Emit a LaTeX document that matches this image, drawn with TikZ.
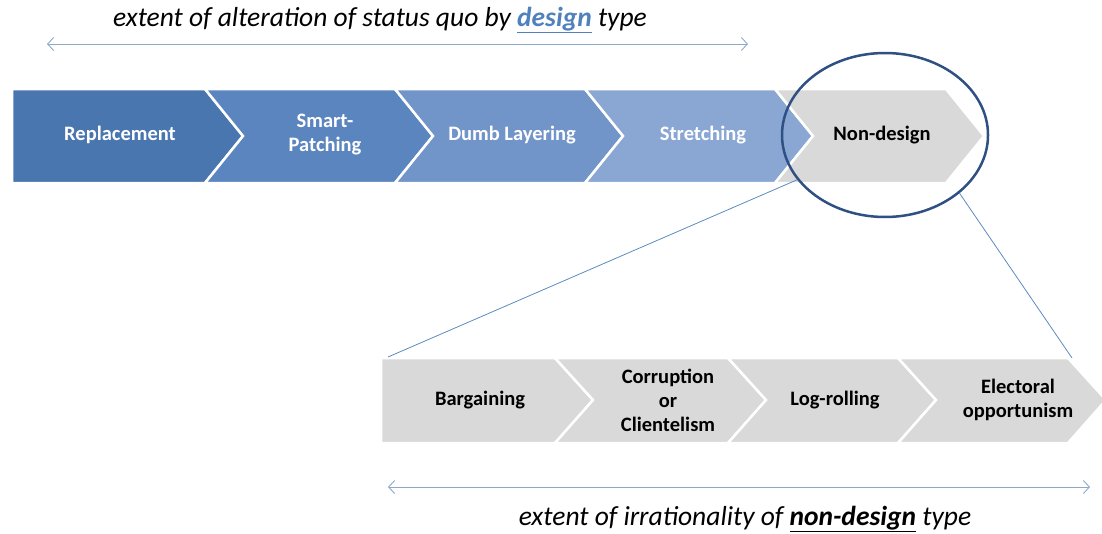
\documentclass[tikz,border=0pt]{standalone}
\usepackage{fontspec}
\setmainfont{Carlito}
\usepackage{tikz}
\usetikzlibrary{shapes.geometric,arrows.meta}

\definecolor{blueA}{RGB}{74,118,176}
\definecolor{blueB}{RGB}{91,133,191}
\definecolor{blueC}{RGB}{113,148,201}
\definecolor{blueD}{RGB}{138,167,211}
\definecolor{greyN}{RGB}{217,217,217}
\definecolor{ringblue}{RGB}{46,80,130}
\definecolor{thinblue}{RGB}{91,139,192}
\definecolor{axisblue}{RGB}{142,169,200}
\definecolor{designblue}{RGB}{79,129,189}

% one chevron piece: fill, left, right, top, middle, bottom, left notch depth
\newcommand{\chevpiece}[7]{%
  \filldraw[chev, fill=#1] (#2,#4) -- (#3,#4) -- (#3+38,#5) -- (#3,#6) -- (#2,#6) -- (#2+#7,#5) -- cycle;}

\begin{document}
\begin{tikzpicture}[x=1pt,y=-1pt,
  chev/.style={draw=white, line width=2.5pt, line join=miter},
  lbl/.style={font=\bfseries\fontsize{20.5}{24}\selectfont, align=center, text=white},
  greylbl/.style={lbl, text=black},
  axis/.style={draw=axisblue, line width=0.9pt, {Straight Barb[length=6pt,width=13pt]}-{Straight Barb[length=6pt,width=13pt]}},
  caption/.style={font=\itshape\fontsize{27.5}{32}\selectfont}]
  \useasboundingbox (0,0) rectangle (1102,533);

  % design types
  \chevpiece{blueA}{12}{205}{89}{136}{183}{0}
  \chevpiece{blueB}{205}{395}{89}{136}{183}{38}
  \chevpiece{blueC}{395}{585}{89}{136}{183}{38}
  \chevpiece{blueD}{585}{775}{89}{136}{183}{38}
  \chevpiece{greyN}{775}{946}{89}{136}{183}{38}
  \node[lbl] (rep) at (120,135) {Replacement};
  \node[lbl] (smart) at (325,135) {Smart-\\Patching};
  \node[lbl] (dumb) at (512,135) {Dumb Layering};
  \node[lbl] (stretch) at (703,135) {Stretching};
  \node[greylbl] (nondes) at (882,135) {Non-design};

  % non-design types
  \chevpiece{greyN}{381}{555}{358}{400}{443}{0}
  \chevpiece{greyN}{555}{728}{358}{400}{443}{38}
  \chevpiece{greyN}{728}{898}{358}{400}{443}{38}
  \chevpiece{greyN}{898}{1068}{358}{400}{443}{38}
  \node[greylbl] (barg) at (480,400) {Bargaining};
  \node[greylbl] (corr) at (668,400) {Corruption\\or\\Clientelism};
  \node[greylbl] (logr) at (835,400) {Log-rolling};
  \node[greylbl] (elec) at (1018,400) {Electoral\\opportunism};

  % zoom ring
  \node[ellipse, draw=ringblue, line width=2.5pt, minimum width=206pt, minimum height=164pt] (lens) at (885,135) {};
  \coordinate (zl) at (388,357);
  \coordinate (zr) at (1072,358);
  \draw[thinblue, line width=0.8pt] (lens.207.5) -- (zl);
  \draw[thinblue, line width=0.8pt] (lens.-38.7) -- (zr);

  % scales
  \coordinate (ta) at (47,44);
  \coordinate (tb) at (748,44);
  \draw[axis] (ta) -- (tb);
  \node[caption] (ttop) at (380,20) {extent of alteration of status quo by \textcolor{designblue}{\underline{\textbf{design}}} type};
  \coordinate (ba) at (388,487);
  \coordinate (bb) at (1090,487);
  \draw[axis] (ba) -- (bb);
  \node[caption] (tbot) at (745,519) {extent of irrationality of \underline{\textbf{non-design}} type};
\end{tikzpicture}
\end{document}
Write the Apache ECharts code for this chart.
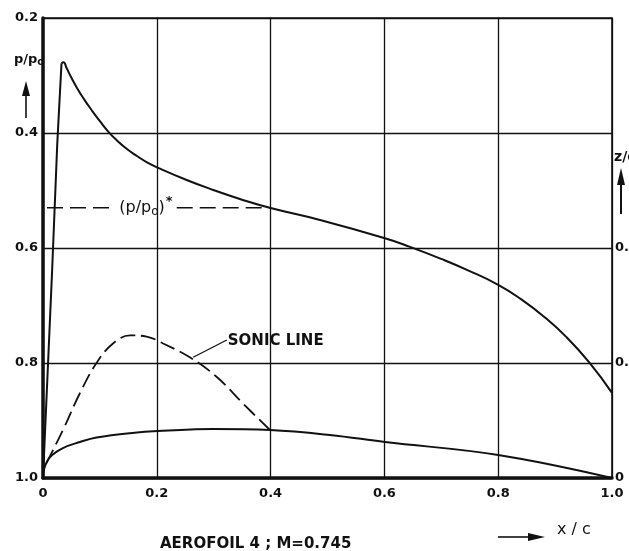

********************

Leave out all pictures, then copy the remaining material exactly.

#### [Exercise result]
Emit a LaTeX document that matches this image, drawn with TikZ.
\documentclass[tikz,border=0pt]{standalone}
\usepackage{fontspec}
\setmainfont{Carlito}
\usepackage{tikz}
\usetikzlibrary{shapes.geometric,arrows.meta}

\definecolor{blueA}{RGB}{74,118,176}
\definecolor{blueB}{RGB}{91,133,191}
\definecolor{blueC}{RGB}{113,148,201}
\definecolor{blueD}{RGB}{138,167,211}
\definecolor{greyN}{RGB}{217,217,217}
\definecolor{ringblue}{RGB}{46,80,130}
\definecolor{thinblue}{RGB}{91,139,192}
\definecolor{axisblue}{RGB}{142,169,200}
\definecolor{designblue}{RGB}{79,129,189}

% one chevron piece: fill, left, right, top, middle, bottom, left notch depth
\newcommand{\chevpiece}[7]{%
  \filldraw[chev, fill=#1] (#2,#4) -- (#3,#4) -- (#3+38,#5) -- (#3,#6) -- (#2,#6) -- (#2+#7,#5) -- cycle;}

\begin{document}
\begin{tikzpicture}[x=1pt,y=-1pt,
  chev/.style={draw=white, line width=2.5pt, line join=miter},
  lbl/.style={font=\bfseries\fontsize{20.5}{24}\selectfont, align=center, text=white},
  greylbl/.style={lbl, text=black},
  axis/.style={draw=axisblue, line width=0.9pt, {Straight Barb[length=6pt,width=13pt]}-{Straight Barb[length=6pt,width=13pt]}},
  caption/.style={font=\itshape\fontsize{27.5}{32}\selectfont}]
  \useasboundingbox (0,0) rectangle (1102,533);

  % design types
  \chevpiece{blueA}{12}{205}{89}{136}{183}{0}
  \chevpiece{blueB}{205}{395}{89}{136}{183}{38}
  \chevpiece{blueC}{395}{585}{89}{136}{183}{38}
  \chevpiece{blueD}{585}{775}{89}{136}{183}{38}
  \chevpiece{greyN}{775}{946}{89}{136}{183}{38}
  \node[lbl] (rep) at (120,135) {Replacement};
  \node[lbl] (smart) at (325,135) {Smart-\\Patching};
  \node[lbl] (dumb) at (512,135) {Dumb Layering};
  \node[lbl] (stretch) at (703,135) {Stretching};
  \node[greylbl] (nondes) at (882,135) {Non-design};

  % non-design types
  \chevpiece{greyN}{381}{555}{358}{400}{443}{0}
  \chevpiece{greyN}{555}{728}{358}{400}{443}{38}
  \chevpiece{greyN}{728}{898}{358}{400}{443}{38}
  \chevpiece{greyN}{898}{1068}{358}{400}{443}{38}
  \node[greylbl] (barg) at (480,400) {Bargaining};
  \node[greylbl] (corr) at (668,400) {Corruption\\or\\Clientelism};
  \node[greylbl] (logr) at (835,400) {Log-rolling};
  \node[greylbl] (elec) at (1018,400) {Electoral\\opportunism};

  % zoom ring
  \node[ellipse, draw=ringblue, line width=2.5pt, minimum width=206pt, minimum height=164pt] (lens) at (885,135) {};
  \coordinate (zl) at (388,357);
  \coordinate (zr) at (1072,358);
  \draw[thinblue, line width=0.8pt] (lens.207.5) -- (zl);
  \draw[thinblue, line width=0.8pt] (lens.-38.7) -- (zr);

  % scales
  \coordinate (ta) at (47,44);
  \coordinate (tb) at (748,44);
  \draw[axis] (ta) -- (tb);
  \node[caption] (ttop) at (380,20) {extent of alteration of status quo by \textcolor{designblue}{\underline{\textbf{design}}} type};
  \coordinate (ba) at (388,487);
  \coordinate (bb) at (1090,487);
  \draw[axis] (ba) -- (bb);
  \node[caption] (tbot) at (745,519) {extent of irrationality of \underline{\textbf{non-design}} type};
\end{tikzpicture}
\end{document}
Write the Apache ECharts code for this chart.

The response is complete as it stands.